D’où viennent les idées d’articles ? D’une curiosité pour ce que vivent les autres, notamment ses enfants. Le fils de Claudie a accompagné des étudiants à un stage de laque à Hanoï. La curiosité de Claudie en a fait son miel.
Par Claudie Perrot
Les premières traces de l’utilisation de la laque au Vietnam remontent à environ 2500 ans. Cet artisanat typiquement vietnamien aurait été développé pour protéger les cercueils des dignitaires dans lesquels on a retrouvé des outils pour le travail de la laque et aussi des ustensiles de cuisine.
C’est entre le 17e et le 18e siècle que la laque connaît un plein essor, surtout au service de la religion à travers de nombreux objets de culte. Elle contribue aussi à la momification des moines bouddhistes.
Mais la laque vietnamienne s’est surtout renouvelée dans les années 1920-1930. La création en 1925 de l’école des Beaux-Arts d’Indochine, alors colonie française, a introduit une autre culture, la culture occidentale que l’on peut qualifier de « picturale » c’est à dire qu’elle devient moins utilitaire et plus décorative avec l’apparition de bibelots, boîtes et paravents. L’école des laqueurs de Hanoi a ainsi fait son apparition grâce aux efforts de jeunes étudiants vietnamiens de cet établissement.
Mais, pourquoi vous parler de l’histoire de la laque vietnamienne, me direz-vous ?
Il se trouve que mon fils va régulièrement au Vietnam. Dernièrement, il a accompagné un groupe d’étudiants vietnamiens et français pour un stage de laque à Ha Thaï, le village des laqueurs. Ce village, réputé depuis 200 ans, est situé à environ 20 km au sud de Hanoi.
En vietnamien, la laque se dit « son mai » ( prononcer maille), ce qui veut dire étaler et gratter.
Monsieur Tung, le professeur qui a accueilli mon fils et ses étudiants, est un artiste laqueur qui est venu s’installer au village, il y a 18 ans, afin de s’immerger dans cette culture traditionnelle après des études à l’école des Beaux-arts de Hanoi.

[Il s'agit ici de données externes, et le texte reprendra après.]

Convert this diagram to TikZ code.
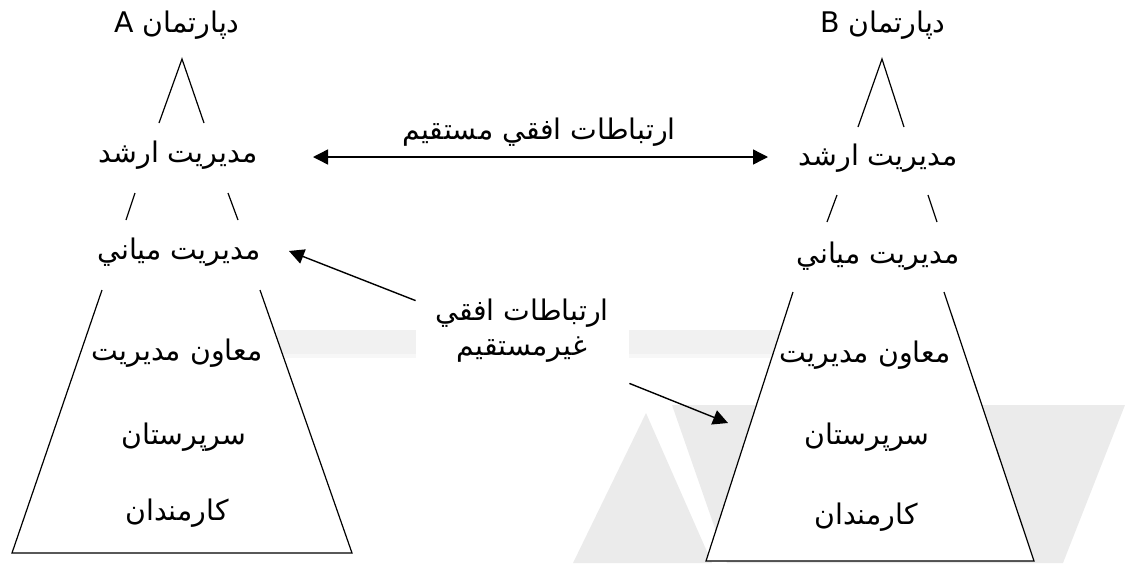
\documentclass[tikz,border=0pt]{standalone}
\usepackage{fontspec}
\usepackage{tikz}
\usetikzlibrary{arrows.meta}
\TeXXeTstate=1
\newfontfamily\arabicfont[Script=Arabic]{DejaVu Sans}
\newcommand{\fatext}[1]{\beginR #1\endR}
\tikzset{
    level/.style={font=\arabicfont\fontsize{14.2}{17.5}\selectfont, inner sep=1pt},
    link/.style={line width=0.7pt, -{Triangle[length=7.5pt,width=7.5pt]}},
    twoway/.style={line width=0.7pt, {Triangle[length=7.5pt,width=7.5pt]}-{Triangle[length=7.5pt,width=7.5pt]}},
    pyramid/.style={line width=0.6pt, fill=white},
    stroke/.style={line width=0.6pt}
}

\begin{document}
\begin{tikzpicture}[x=0.5pt,y=-0.5pt]
        \useasboundingbox (0,0) rectangle (1125,563);
        % Draw background marks
        \fill[gray!11] (277,330) rectangle (800,354);
        \fill[gray!6] (277,354) rectangle (800,358);
        \fill[gray!16] (646,413) -- (712,563) -- (573,563) -- cycle;
        \fill[gray!16] (672,405) -- (1125,405) -- (1063,563) -- (727,563) -- cycle;

        % Draw lower pyramids
        \draw[pyramid] (102,290) -- (12,553) -- (352,553) -- (260,290);
        \draw[pyramid] (793,292) -- (706,561) -- (1034,561) -- (944,292);

        % Department A
        \node[level] (depA) at (177,25) {\fatext{دپارتمان A}};
        \node[level] (senA) at (178,155) {\fatext{مديريت ارشد}};
        \node[level] (midA) at (179,252) {\fatext{مديريت مياني}};
        \node[level] (asstA) at (177,353) {\fatext{معاون مديريت}};
        \node[level] (supA) at (184,437) {\fatext{سرپرستان}};
        \node[level] (staffA) at (177,513) {\fatext{کارمندان}};
        \draw[stroke] (159,123) -- (182,59) -- (204,123);
        \draw[stroke] (135,193) -- (126,220);
        \draw[stroke] (228,193) -- (238,220);

        % Department B
        \node[level] (depB) at (883,25) {\fatext{دپارتمان B}};
        \node[level] (senB) at (878,158) {\fatext{مديريت ارشد}};
        \node[level] (midB) at (878,256) {\fatext{مديريت مياني}};
        \node[level] (asstB) at (865,355) {\fatext{معاون مديريت}};
        \node[level] (supB) at (867,437) {\fatext{سرپرستان}};
        \node[level] (staffB) at (866,517) {\fatext{کارمندان}};
        \draw[stroke] (858,127) -- (882,59) -- (904,127);
        \draw[stroke] (837,195) -- (827,222);
        \draw[stroke] (928,195) -- (937,222);

        % Direct horizontal link
        \node[level] (direct) at (539,132) {\fatext{ارتباطات افقي مستقيم}};
        \coordinate (dirA) at (313,157);
        \coordinate (dirB) at (768,157);
        \draw[twoway] (dirA) -- (dirB);

        % Indirect horizontal link
        \node[fill=white, minimum width=106.5pt, minimum height=41pt, inner sep=0pt] (indbox) at (522.5,342) {};
        \node[level, align=center] (indirect) at (522,331) {\fatext{ارتباطات افقي}\\\fatext{غيرمستقيم}};
        \coordinate (tipA) at (289,251);
        \coordinate (tipB) at (728,423);
        \draw[link] (indbox.north west) -- (tipA);
        \draw[link] (indbox.south east) -- (tipB);
    \end{tikzpicture}
\end{document}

Il leur a expliqué les différentes étapes de la technique de la laque. La base de la laque est de la sève prélevée sur le laquier, comme on le fait avec le latex de l’hévéa. Une fois recueillie, cette sève brillante et collante, semblable à de la résine, est mélangée à du limon du fleuve Rouge. La première couche posée sur le support choisi est effectuée avec une laque très épaisse et condensée qui est entièrement recouverte d’un tissu fin, une sorte de gaze, qui permettra, après séchage et ponçage, d’obtenir un support sans aucune aspérité ni fissure. Sont appliquées ensuite, en respectant une période de séchage entre chaque couche, plusieurs couches de laque qui peuvent être colorées avec des pigments.
Grattage et polissage sont effectués à l’aide de papier de verre très fin et de l’écaille de seiche, d’où le nom vietnamien de « son mai » : étaler et gratter.
C’est au fur et à mesure des couches que les incrustations de nacre, de coquilles d’œufs de canard en raison de leur épaisseur et de leur blancheur, sont introduits. Il en va de même pour les feuilles d’argent et les dessins de paysages et de fleurs.
Les retouches se font jusqu’à la perfection et le polissage à la main avec de l’eau et du papier de verre jusqu’à un aspect parfaitement lisse.
Au moins 7 à 8 couches sont ainsi étalées sur chaque objet pour obtenir un fini permanent et brillant.
Monsieur Tung a emmené tous les étudiants dans les différentes maisons du village. Dans chaque maison, les travailleurs réalisent une étape de la fabrication. Les différentes œuvres passent ainsi de maison en maison jusqu’à l’objet fini.
Auparavant, 80 % des ménages fabriquaient de la laque. Malheureusement, ce processus traditionnel ne tente plus les jeunes générations. Afin de les inciter à rester et à continuer à développer la profession, le village organise des cours pour favoriser les connaissances, améliorer les compétences pour maintenir cet art traditionnel.